Last week, one of the largest decentralized exchanges on the Sui blockchain suffered a hack worth around $220 million. Shortly after, the foundation coordinated the freezing of $160 million through the network's validators. This action raises doubts about the decentralization of the Sui blockchain.
On May 22, the decentralized exchange (DEX) Cetus was hacked. The attack, which is believed to have been caused by a vulnerability in the smart contract code, resulted in approximately $223 million in user funds being siphoned off. $63 million was sent by the attacker to the Ethereum blockchain, while the remaining $160 million was frozen by validators under the coordination of the Sui Foundation. A network vote among validators will decide today whether to return the funds to users.
Decentralization: A Fine Line
The maneuver essentially involves "hacking the hacker," which, according to some critics, undermines the trusted nature of blockchain networks as it requires reliance on centralized decisions. Currently, 83.6% of staked SUI have voted for reimbursement, as indicated on the voting page. 0.3% voted "no" and 1.5% abstained. 14.5% - mostly owned by centralized exchanges like Coinbase and OKX - have not voted so far. The voting is expected to end this evening.

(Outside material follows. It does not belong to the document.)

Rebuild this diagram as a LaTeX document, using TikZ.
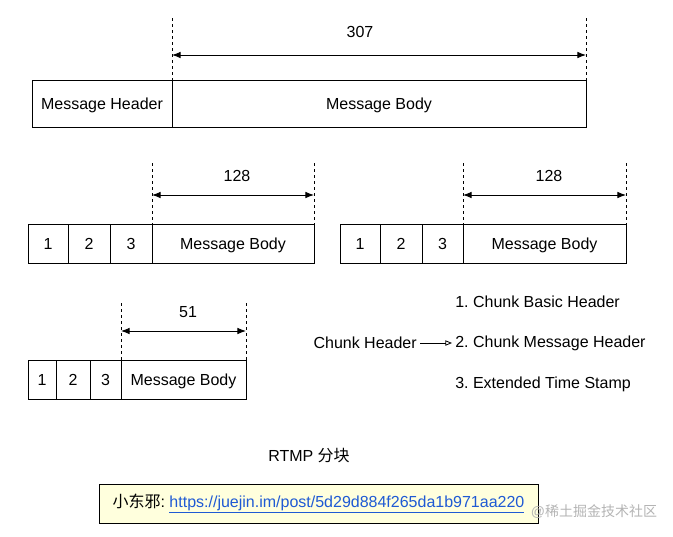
\documentclass[tikz,border=0pt]{standalone}
\usepackage{fontspec}
\setmainfont{Liberation Sans}
\newfontfamily\cjk{Noto Sans CJK SC}
\usetikzlibrary{arrows.meta,positioning}
\definecolor{linkblue}{HTML}{1F5AD4}
\definecolor{notefill}{HTML}{FFFFDD}
\definecolor{markgray}{HTML}{B4B4B4}
\frenchspacing

\tikzset{
  cell/.style={draw,line width=0.75pt,rectangle,inner sep=0pt,outer sep=0pt,minimum height=29.25pt,text height=8.6pt,text depth=0pt,font=\fontsize{12}{14}\selectfont},
  txt/.style={inner sep=2.25pt,font=\fontsize{12}{14}\selectfont},
  guide/.style={line width=0.75pt,dash pattern=on 2.25pt off 2.25pt},
  span/.style={line width=0.75pt,{Latex[length=6.5pt,width=5pt]}-{Latex[length=6.5pt,width=5pt]}},
  pointer/.style={line width=0.6pt,-{Triangle[open,length=5pt,width=4pt]}}
}

\begin{document}
\begin{tikzpicture}[x=0.75pt,y=-0.75pt]
\useasboundingbox (0,0) rectangle (673,536);
\node[cell,minimum width=105pt,minimum height=35.25pt] (mh) at (102,103.5) {Message Header};
\node[cell,minimum width=310.5pt,minimum height=35.25pt,anchor=west] (mb) at (mh.east) {Message Body};
\coordinate (t1) at (172,18);
\coordinate (t2) at (586,18);
\coordinate (s1) at (172,55);
\coordinate (s2) at (586,55);
\draw[guide] (t1) -- (mb.north west);
\draw[guide] (t2) -- (mb.north east);
\draw[span] (s1) -- (s2);
\node[txt] (n307) at (360,32) {307};

\node[cell,minimum width=30pt] (a1) at (48,243.5) {1};
\node[cell,minimum width=31.5pt,anchor=west] (a2) at (a1.east) {2};
\node[cell,minimum width=31.5pt,anchor=west] (a3) at (a2.east) {3};
\node[cell,minimum width=121.5pt,anchor=west] (ab) at (a3.east) {Message Body};
\coordinate (u1) at (152,163);
\coordinate (u2) at (314,163);
\coordinate (v1) at (152,195);
\coordinate (v2) at (314,195);
\draw[guide] (u1) -- (ab.north west);
\draw[guide] (u2) -- (ab.north east);
\draw[span] (v1) -- (v2);
\node[txt] (n128a) at (237,176) {128};

\node[cell,minimum width=30pt] (b1) at (360,243.5) {1};
\node[cell,minimum width=31.5pt,anchor=west] (b2) at (b1.east) {2};
\node[cell,minimum width=30.75pt,anchor=west] (b3) at (b2.east) {3};
\node[cell,minimum width=122.25pt,anchor=west] (bb) at (b3.east) {Message Body};
\coordinate (w1) at (463,163);
\coordinate (w2) at (626,163);
\coordinate (x1) at (463,195);
\coordinate (x2) at (626,195);
\draw[guide] (w1) -- (bb.north west);
\draw[guide] (w2) -- (bb.north east);
\draw[span] (x1) -- (x2);
\node[txt] (n128b) at (549,176) {128};

\node[cell,minimum width=21pt] (c1) at (42,379.5) {1};
\node[cell,minimum width=25.5pt,anchor=west] (c2) at (c1.east) {2};
\node[cell,minimum width=23.25pt,anchor=west] (c3) at (c2.east) {3};
\node[cell,minimum width=93.75pt,anchor=west] (cb) at (c3.east) {Message Body};
\coordinate (y1) at (121,303);
\coordinate (y2) at (246,303);
\coordinate (z1) at (121,331);
\coordinate (z2) at (246,331);
\draw[guide] (y1) -- (cb.north west);
\draw[guide] (y2) -- (cb.north east);
\draw[span] (z1) -- (z2);
\node[txt] (n51) at (188,312) {51};

\node[txt,anchor=west] (h1) at (452,302) {1. Chunk Basic Header};
\node[txt,anchor=west] (h2) at (452,343) {2. Chunk Message Header};
\node[txt,anchor=west] (h3) at (452,384) {3. Extended Time Stamp};
\node[txt,anchor=east] (ch) at (420,343) {Chunk Header};
\draw[pointer] (ch) -- (h2);

\node[txt] (title) at (309,456) {RTMP {\cjk 分块}};
\node[draw,line width=0.75pt,fill=notefill,minimum width=329.25pt,minimum height=29.25pt,inner sep=0pt,font=\fontsize{12}{14}\selectfont] (note) at (318.5,503.5)
  {{\cjk 小东邪}: \textcolor{linkblue}{\underline{https://juejin.im/post/5d29d884f265da1b971aa220}}};
\node[inner sep=0pt,text=markgray,font=\fontsize{10.5}{12}\selectfont] (mark) at (594,512) {@{\cjk 稀土掘金技术社区}};
\end{tikzpicture}
\end{document}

The governance page currently shows 114 validators. These will now decide what happens to the $160 million. Previously, a "large number of validators" identified the hacker's address and are ignoring transactions for the time being, according to a statement from the Sui Foundation. For critics, this is fodder for their arguments. The coordination of some validators by the foundation undermines the decentralization of a blockchain and amounts to censorship. The blocking of transactions creates a troubling precedent for future interventions. Theoretically, a state actor could ask the Sui Foundation to censor someone, and through the coordinated control over the validators, the foundation could comply with that request.
The "DAO Hack" of the Sui Blockchain?
Proponents consider the Sui Foundation’s actions necessary to secure assets after the hack. They see the freeze as a rare protective measure, not as censorship. The validators remain decentralized, with the foundation focusing on preserving the network's integrity in emergencies. Some self-proclaimed members of the Sui community also drew comparisons to the Ethereum "DAO Hack" of 2016.
The DAO hack in June 2016 targeted a decentralized venture capital fund built on Ethereum, exploiting a vulnerability in its smart contract. Hackers stole 3.6 million ETH (then worth $79 million), prompting the Ethereum community to carry out a hard fork to reverse the theft and return the funds to investors. This measure sparked an intense debate about blockchain immutability and led to the split-off of the "Ethereum Classic" blockchain.
The key difference between the DAO hack and the recent Cetus incident is that the DAO hard fork was a community decision and not coordinated by a foundation. Ethereum, less than a year after its launch as the first smart contract platform, was still in its infancy, and the 3.6 million ETH made up almost 5% of the entire Ether supply. Even nine years later, however, the decision remains a sensitive point in Ethereum's history.